960,000 people live within 45 minutes from Blue Oval City. Of those individuals, 186,000 already have the training necessary to work in an automobile manufacturing facility while 187,000 are qualified to work in a battery plant. There are 1.83 million people who live within 90 minutes of the site.
At peak construction next summer, nearly 7,000 people are expected to be working at the site.
Permanent workers are expected to be hired starting in 2024 with all of the assembly and battery plant jobs being online by 2026.
Ford is working to develop a dual-enrollment curriculum that will allow high school students to graduate with the necessary certificates and credentials needed to work in the assembly and battery production facilities.
Various road improvement projects are planned on the northern and southern side of I-40 in the immediate area, including a new interchange at Exit 39. Road work is expected to be completed by the summer of 2026.
Officials have already started seeing an incredible amount of development occurring in Haywood County along with increased interest in nearby areas such as Covington and Atoka.
The project is expected to reverse negative population growth in the area. Thousands of new residential housing developments will be needed in order to accommodate expected population growth in the region.
$28.5 million awarded to 62 communities for housing, infrastructure
Republicans in the General Assembly joined Gov. Bill Lee and Department of Economic and Community Development Commissioner Bob Rolfe on Monday to announce $28.5 million in Community Development Block Grants (CDBG) for 62 communities across Tennessee.
Funds will be used for water and sewer improvements and new extensions, housing rehabilitation and health and safety projects. They were allocated based on priorities set through the public meeting process at the local community level. The CDBG program is allocated under a procedure authorized by the Tennessee General Assembly. The Tennessee Department of Economic and Community Development administers the grant program based on priorities set at the local level where community needs are best known. More information about the 62 communities that received grants can be found here.
Proposal gives schools flexibility for 10 days of remote learning
Republican leaders this week filed legislation that would give Tennessee public schools the option to offer remote class instruction in the event of extreme weather or outbreaks of illnesses on a school-by-school basis. House Bill 1912 gives local school districts the flexibility to provide up to 10 days of remote instruction of the required 180 days per school year. If the bill becomes law, districts could utilize the rule to allow individual classes or schools to learn remotely rather than shutting down an entire district. For information about House Bill 1912 visit here.
State of the State address set for Jan. 31
Gov. Bill Lee will deliver his fourth State of the State address to members of the General Assembly and Tennesseans on Monday, Jan. 31 at 6 p.m. Central Standard Time (CST). The joint session will be in the House chamber at the Tennessee State Capitol in Nashville.

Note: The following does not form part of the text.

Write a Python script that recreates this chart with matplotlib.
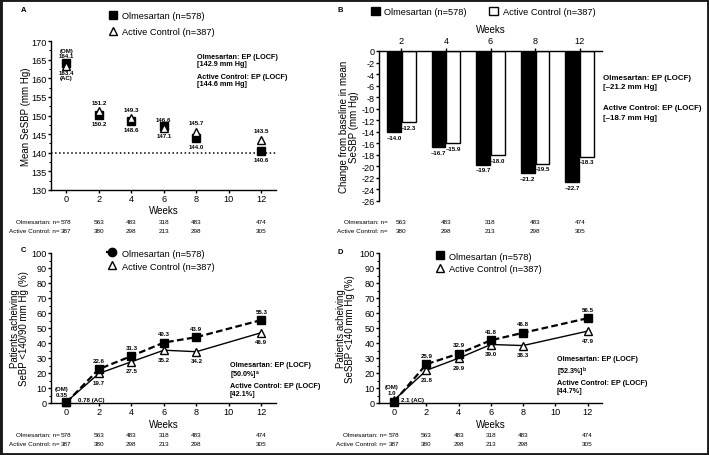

Lee is expected to discuss his legislative agenda for the year as well as his proposed budget for 2022-23. The address may be viewed on Gov. Lee’s Facebook and YouTube channels and will be aired statewide.
The Tennessee Department of Labor and Workforce Development this week reported the seasonally adjusted unemployment rate fell from 4 percent in November 2021 to 3.8 percent in December 2021. The unemployment rate decreased in five counties, increased in 87 counties and remained the same in three counties. Williamson County reported the lowest rate at 2.1 percent while Perry County reported the highest rate at 7.9 percent. During the same time period, the seasonally adjusted unemployment rate for the United States decreased from 4.2 percent to 3.9 percent. Tennessee’s December Labor Force Report can be found here.